Cumartesi, Kasım 15, 2014

Yarından Sonra

Ölü olduğumu başka biri söylediğinde vücudum sallanmaya başladı. Aslında çoktan ölüydüm. Terleyen bir ölü. Bugün hoca cesedimi beğenmese de önümdeki arkadaşım durumu komik bulduğunu söyledi. Oysa kendisi eşeğe ters binmenin komik karşılandığı çağlarda yaşıyordu. Hala kürkün sükse olduğu, kazanların doğurduğu, kazanlara atılanların çığlıkları arasında hala bir şeylere gülebilen ilkel insanlardandı. Oysa bilmiyordu dünyanın en rezil işini yapsam da ciddi anlamla en rezil yaptığım için durumu kurtardığımı.

Bir şey oldu. Bir döngüye girdim ve artık dünya bana posa, bir kabuk gibi geliyor. İnsanlar koşuşturuyor. Tartışıyor. Eğleniyor. Konuşuyor. Ben ne yapacağımı bilemiyorum. Benim alanımda zaman olabildiğince yavaş ve can yakıcıyken benim dışımda zaman çok çabuk geçiyor gibi görünüyor. Konuşulan bir çok şeye anlam veremiyorum her konuya yabancıyım. Basite indirgemek için çok uğraştım. Uğraşmak geri dönmek anlamına gelir artık ben kabuklaşmış dünyaya geri dönmek istemiyorum ama böyleyken ne yapacağımı bilmiyorum. Bu şehirde en özlediğim şey, ormanlar bir de tatildeyken balkonda okuduğum kitaplar olurdu herhalde.

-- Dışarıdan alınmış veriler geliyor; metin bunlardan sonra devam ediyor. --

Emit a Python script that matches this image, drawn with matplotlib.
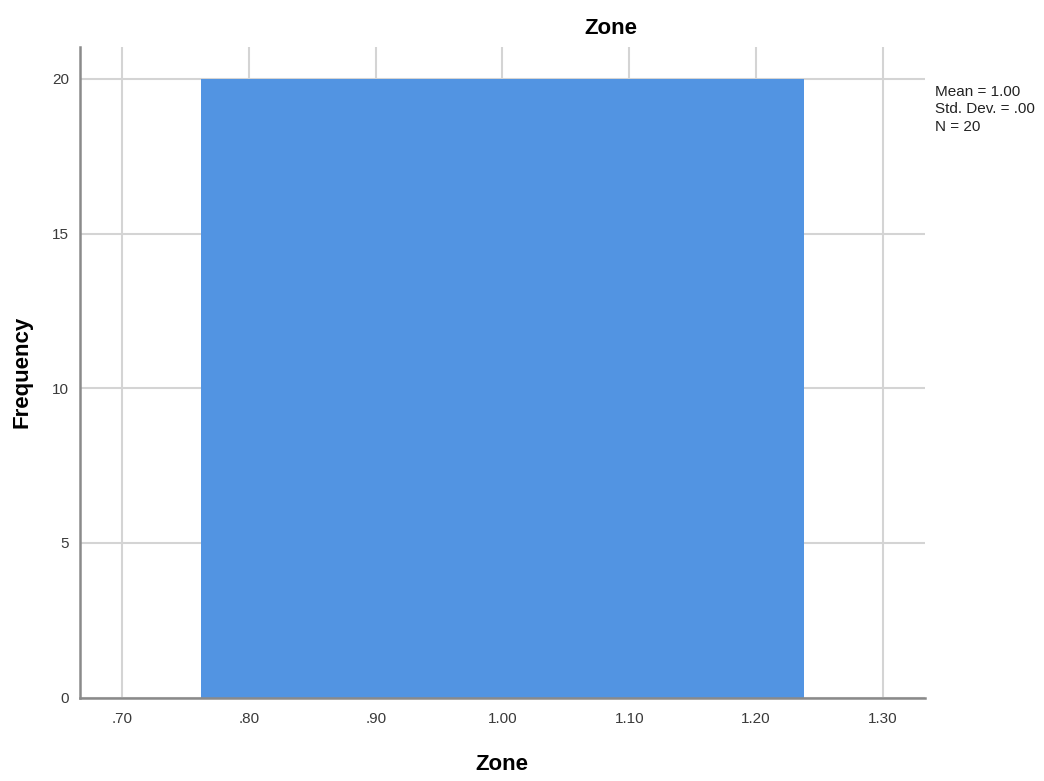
import matplotlib
matplotlib.use("Agg")
import matplotlib.pyplot as plt

plt.rcParams['font.family'] = ['Liberation Sans', 'DejaVu Sans']

# Data: 20 observations of Zone, all equal to 1
zone = [1, 1, 1, 1, 1, 1, 1, 1, 1, 1, 1, 1, 1, 1, 1, 1, 1, 1, 1, 1]
bin_edges = [0.7625, 1.2375]
x_ticks = [0.70, 0.80, 0.90, 1.00, 1.10, 1.20, 1.30]
x_tick_labels = [".70", ".80", ".90", "1.00", "1.10", "1.20", "1.30"]
y_ticks = [0, 5, 10, 15, 20]
stats_text = "Mean = 1.00\nStd. Dev. = .00\nN = 20"

fig = plt.figure(figsize=(10.44, 7.81), dpi=100)
ax = fig.add_axes([80/1044, 1-697.7/781, (925-80)/1044, (697.7-47)/781])

ax.hist(zone, bins=bin_edges, color="#5294e2", edgecolor="none", zorder=3)

ax.set_xlim(0.6667, 1.3333)
ax.set_ylim(0, 21.03)
ax.set_xticks(x_ticks)
ax.set_xticklabels(x_tick_labels)
ax.set_yticks(y_ticks)
ax.grid(True, color="#d4d4d4", linewidth=1.5, zorder=0)
ax.set_axisbelow(True)

for s in ["top", "right"]:
    ax.spines[s].set_visible(False)
for s in ["left", "bottom"]:
    ax.spines[s].set_color("#8a8a8a")
    ax.spines[s].set_linewidth(1.8)
    ax.spines[s].set_zorder(4)

ax.tick_params(axis="both", length=0, labelsize=11, colors="#3a3a3a")
ax.tick_params(axis="x", pad=10)
ax.tick_params(axis="y", pad=8)

fig.text(611/1044, 1-28/781, "Zone", fontsize=16, fontweight="bold",
         ha="center", va="center")
fig.text(502/1044, 1-765/781, "Zone", fontsize=16, fontweight="bold",
         ha="center", va="center")
fig.text(22/1044, 1-372/781, "Frequency", fontsize=16, fontweight="bold",
         ha="center", va="center", rotation=90)

fig.text(935/1044, 1-85/781, stats_text, fontsize=11, va="top", ha="left",
         color="#222222", linespacing=1.3)

fig.savefig("out.png", dpi=100, facecolor="white")
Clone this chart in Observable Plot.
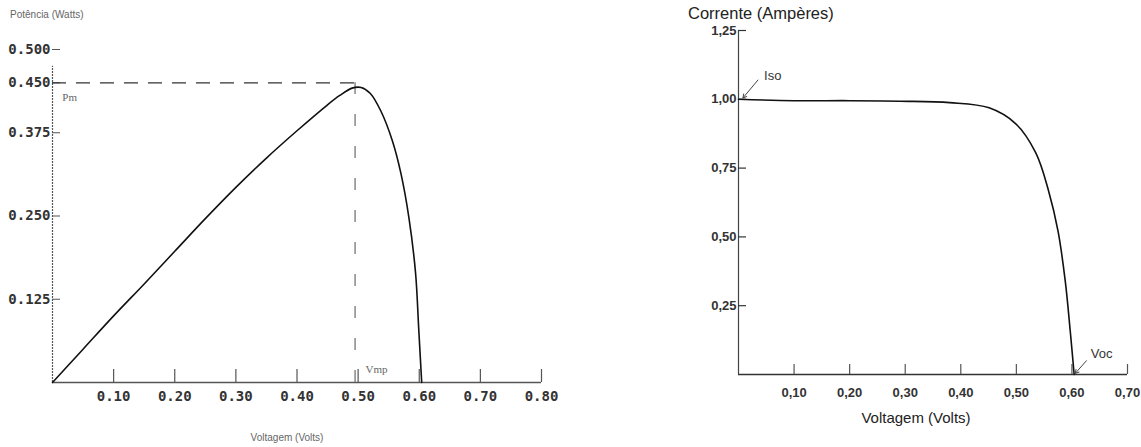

Burada ruhu olan birini tanıdım. Dünyanın belki en eğlenceli insanıydı ama belki en deli belki en kalleş. Öyle bir ruhu vardı ki söylediği yalanları, yaptığı hainlikleri sevecek kadar baş döndüren biriydi. Fakat bir senenin sonunda ikimizden biri ölecekti. O gitmeye karar verdi. 5. kattan atladı. Dayanıklı mıyım bilmiyorum ama ona hep yaşamamız gerektiğini söyledim. Gereken oldu yaşadı.
Kedimiz de kayboldu gitti. İnsanlar onu aptal olarak gördü. Benimse içimde hep anlık gelip geçici konuşmalarına karşı duyduğum özlem. Ne kadar yalan olsa da, bir saat sonra tersini söylese de. Oldu bitti. Yaşamanı istedim dedim. Gitti.

Hep hasta olmaktan korktum. Depresyon gibi aptalca bir hastalıkla boğuştuğumu düşündüm. Oysa burada kapana kısılmış çırpınıyorduk. Daha doğmadan yedi saat boyunca doğmamak için ölü taklidi yapıp suni sancıyla dünyaya zoraki getirilen ben, bunu yıllar sonra anca kabul edebildim. Şimdi bununla yaşamak çok zor. Bununla her şeyi yeniden öğreniyorum. Yeniden adım atmasını öğrenenler gibi canlı taklidi yapmaktan başka çaremin olmadığını biliyorum. Zaten bu dünya kötü bir taklit değil mi? Kötülük ya da iyilik, sevap ya da günah bunlar beni pek fazla ilgilendirmiyor. Ama düzene uyum sağlamak için birimiz iyi birimiz kötü olmak zorunda.

Mesela kendimi o kadar suçladım ki, üstüne gelip biri suçlayamadı. Kendi canımı o kadar çok yaktım ki benden başka kimse yakamadı. Zaten bu olamazdı. O sesi çok iyi duyuyorum. Duyuyorum. Maalesef görüyorum da. Şimdi gel de bunları Bans'de Fly'da iğrenç tekno muzik eşliğinde, birbirini kesen aman neyse.

Bu geceden sonra. Yarın her şey yeniden başlıyor. Ölüyü artık kimse öldüremez. Ben bile. Çünkü yaşanan hayatlar çoktan yaşandı. Atılan adımlar çoktan atıldı. Neredeyim bilmiyorum ama sanırım kendimi de sorgulamayı bırakmam lazım. Sorgulanacak benlğim de kalmadı. Ben sadece hayatta kalıp yaşıyorum. O kadar.